Lamm: When looking at the energy system across the spectrum, there are many gaps where AI can add value where it is not being deployed. In many of those cases, however, solutions are being researched and/or developed either by internal teams or external vendours, such as Hypergiant, which are working towards providing customised solutions and universal answers to industrywide challenges.
But where we want to be careful is looking at the opportunity or value of AI as being limited to individual projects, regardless of how valuable they are. The real value, and what largely remains untouched within and beyond energy, is the enabling power of AI as an overarching horizontal thread, woven through the entire fabric of an organisation and tying it all together.
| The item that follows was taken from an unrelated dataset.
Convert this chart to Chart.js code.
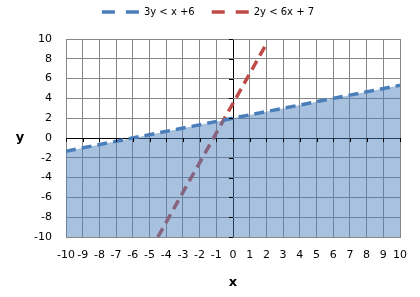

Think of it as the antithesis of, or remedy to, the tendency of departments/divisions within organisations to sequester themselves into their own silos, largely cut off from the visibility, resources and input from others. In order for an energy company to reach its full potential, its leaders must work to break down these walls and use intelligent technologies to see and understand their business and customers in ways their competitors cannot. Individual projects are important, but they must be tied to a larger strategy. Organisations that understand this will dominate the energy landscape through the 21st century.
Looking a decade ahead, what applications of AI could you imagine in the energy sector?
Lamm: To be honest, a decade is probably the amount of time that the industry needs to really begin to hit its groove, so to speak, with this technology. Over the next decade, we will have a number of advancements that will lead to technology-first energy sector companies. These companies will lean even further into clean energy and efficient energy practices to match the changing needs and desires of the world.